This all-white Falcon-themed horde deck depends on rapid deployment of small creatures to overwhelm the enemy early in the game, and takes advantage of the Falcons’ flying ability to avoid landbound blockers. It has a pretty deep ability to promote creatures (by type, by color, and individually), making it very competitive in the long game, which is uncharacteristic for a horde deck. The fact that it is a mono-color deck is strategically advantageous in that the deck cannot get hung up early over not having enough of one color of mana available (which can sometimes happen to The Rat Race). This deck also has a moderate ability to restrict access to mana, including removing all land in play, and includes measures to cope with this mana restriction. This makes it possible to severely limit opponents’ ability to field creatures, especially expensive large ones, should circumstances make that tactically desirable.
Mesa Swarm is a Mirage-era deck that leans heavily on Homelands for its theme; later tweaks introduced a pair of Freewind Falcons from Visions and a pair of Darkrider Falcons from Weatherlight as well. Sixteen of the 20 lands are core Plains; the other four are specialty lands (two core, two Alliances) that contribute to the mana-restriction sub-strategy. A little under half of the non-land cards are core (17 of 40); of the rest, eight are Homelands, six are Mirage, three are Legends, two are Alliances, two are Visions and two are from Weatherlight.
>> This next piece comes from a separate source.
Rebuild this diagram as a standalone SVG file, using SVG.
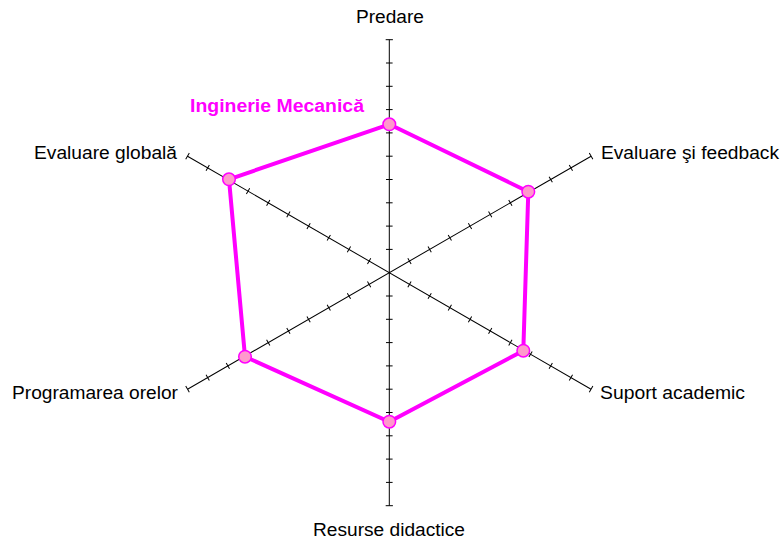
<svg xmlns="http://www.w3.org/2000/svg" width="782" height="539" viewBox="0 0 782 539">
  <style>
    .axis { fill: none; stroke: #000; stroke-width: 1; }
    .lbl { font-family: "Liberation Sans", Arial, sans-serif; font-size: 17.5px; fill: #000; }
    .title { font-family: "Liberation Sans", Arial, sans-serif; font-size: 18px; font-weight: bold; fill: #FF00FF; }
    .series { fill: none; stroke: #FF00FF; stroke-width: 4; stroke-linejoin: miter; }
    .pt { fill: #FF99CC; stroke: #FF00FF; stroke-width: 1.5; }
  </style>
  <defs>
    <!-- one axis through the centre, ten ticks each side -->
    <path id="axis" class="axis" d="M-233 0H233
      M23.3 -3.3V3.3 M46.6 -3.3V3.3 M69.9 -3.3V3.3 M93.2 -3.3V3.3 M116.5 -3.3V3.3
      M139.8 -3.3V3.3 M163.1 -3.3V3.3 M186.4 -3.3V3.3 M209.7 -3.3V3.3 M233 -3.6V3.6
      M-23.3 -3.3V3.3 M-46.6 -3.3V3.3 M-69.9 -3.3V3.3 M-93.2 -3.3V3.3 M-116.5 -3.3V3.3
      M-139.8 -3.3V3.3 M-163.1 -3.3V3.3 M-186.4 -3.3V3.3 M-209.7 -3.3V3.3 M-233 -3.6V3.6"/>
  </defs>

  <rect width="782" height="539" fill="#fff"/>

  <g id="axes">
    <use href="#axis" transform="translate(389.3,272.7) rotate(90)"/>
    <use href="#axis" transform="translate(389.3,272.7) rotate(-30)"/>
    <use href="#axis" transform="translate(389.3,272.7) rotate(30)"/>
  </g>

  <g id="labels">
    <text class="lbl" x="356" y="22.5" textLength="68" lengthAdjust="spacingAndGlyphs">Predare</text>
    <text class="lbl" x="601" y="159" textLength="178" lengthAdjust="spacingAndGlyphs">Evaluare şi feedback</text>
    <text class="lbl" x="600" y="398.5" textLength="145" lengthAdjust="spacingAndGlyphs">Suport academic</text>
    <text class="lbl" x="313" y="535.5" textLength="152" lengthAdjust="spacingAndGlyphs">Resurse didactice</text>
    <text class="lbl" x="12" y="398.5" textLength="166" lengthAdjust="spacingAndGlyphs">Programarea orelor</text>
    <text class="lbl" x="34" y="159" textLength="143" lengthAdjust="spacingAndGlyphs">Evaluare globală</text>
  </g>

  <g id="series-inginerie-mecanica">
    <text class="title" x="190" y="111.5" textLength="174" lengthAdjust="spacingAndGlyphs">Inginerie Mecanică</text>
    <polygon class="series" points="389.3,124.3 528.3,191.7 523.3,350.7 389.3,421.7 245,356.7 229,179.3"/>
    <circle class="pt" cx="389.3" cy="124.3" r="6.3"/>
    <circle class="pt" cx="528.3" cy="191.7" r="6.3"/>
    <circle class="pt" cx="523.3" cy="350.7" r="6.3"/>
    <circle class="pt" cx="389.3" cy="421.7" r="6.3"/>
    <circle class="pt" cx="245" cy="356.7" r="6.3"/>
    <circle class="pt" cx="229" cy="179.3" r="6.3"/>
  </g>
</svg>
The theme runs fairly deep; half (10 of 20) of the creature cards are Falcons or other theme-related creatures. Of the non-theme creatures, four are large flyers that do not have to tap to attack (further cementing air superiority) and six are small, fast creatures: two flying medium walls, two 1/1s that allow off-turn land manipulation, and two Tundra Wolves. The average casting cost for creatures is 2.5 mana; for Falcons it is 2 mana. Fourteen of the 20 creatures are flyers.
Eight of the 20 non-creature spells are for creature promotion; six of these promote all of the creatures this deck has in play by +1/+1; stacking these is devastating. Eight of the remaining spells are related to the mana-restriction sub-strategy. Of the remaining four spells, two are protection-from-color and two are Disenchants. The Disenchants are included primarily for removal of Winter Orbs that have become problematic, although they obviously come in handy on plenty of other occasions.
This is an old, well-played deck that was pretty much cemented into final form with the addition of the four modern Falcons. It is probably my most successful deck due to how well the promotable-flying-horde and mana-restriction strategies interlock. Most of the time, however, the mana-restriction is not even necessary; this is typically a mid-game strategy and the fact is that quickly fielding a horde of flyers and group-promoting them a few times is generally enough to win early on. If that does not work, however, the deck’s ability to field truly monstrous creatures and then choke off an opponent’s mana supply usually proves devastating for games that go on longer than usual.
Mesa Swarm has the same primary weakness as any mono-color deck: decks that are built specifically to attack the color on which the deck is based. Monocolor decks also tend to be less flexible than multi-color decks because of the color-based specialization that is built into the game, but this deck has everything it needs to execute a multi-pronged strategy, so does not suffer this pitfall so much. This deck is also somewhat vulnerable to faster horde decks that are based on one-mana creatures, but unless the enemy deck also has a deep ability to mass-promote creatures, any brief advantage it gains is not likely to translate into a win.